Ama gel gör ki toplumda bu bilincin oluştuğunu söylemek çok zor. Engellilere bir engel de bizlerin olmaması gerektiği anlayışının halk içinde itibar görmemesi acı bir durum. Sadece acıyarak bakıyoruz onlara, o kadar. Ne bu bilincin oluşması için bir adım atıyoruz ne de cami, okul gibi kamusal alanlara engellilerin sorunsuzca girebilmeleri için bir şeyler yapıyoruz.
Cami özelinde bu konu evvela Diyanetin daha sonra da Müftülüklerin mesuliyeti altındadır.
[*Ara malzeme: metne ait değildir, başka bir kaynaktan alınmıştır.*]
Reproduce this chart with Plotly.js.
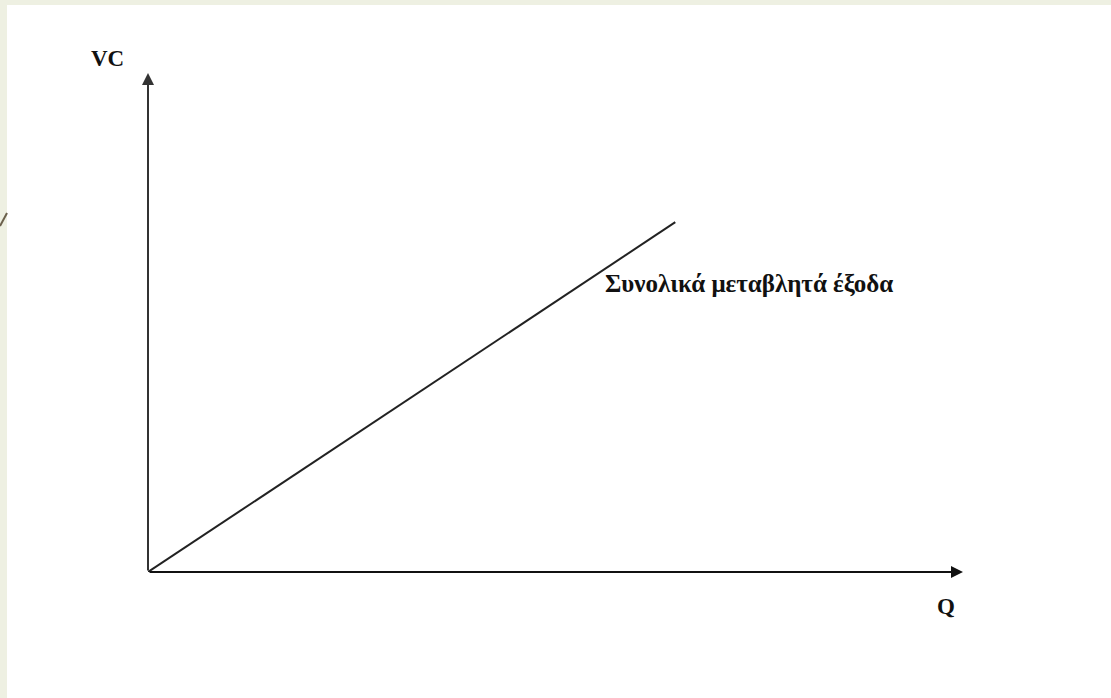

Camiler için belli başlı standartlar geliştirilmesi muhakkak gerekmektedir. Engelli yolu veya engelli ulaşımı bunların başında gelmektedir. Bundan sonra yapılacak bütün camilerde bu konuda azami hassasiyetin gösterilmesi için Diyanetin bir an evvel bir adım atması gerekmektedir.
Var olan ve engelliler için büyük engellerin olduğu camilerde de yeni düzenlemelerin yapılması için direktif verilmesi elzemdir. Bu konuda bir fizibilite çalışması yapılmalı ve engellilerin zorlandığı camiler tespit edilerek gerekli düzenlemelerin yapılması için müftülükler aracılığı ile derhal harekete geçilmelidir.
Unutmayalım! O kadar hassas bir denge üzerinde yaşıyoruz ki, bizlerin de engelli hale gelmememizin hiçbir garantisi yok. Yapacağımız şey biraz empati sadece. Arkası kolayca gelecektir, emin olun.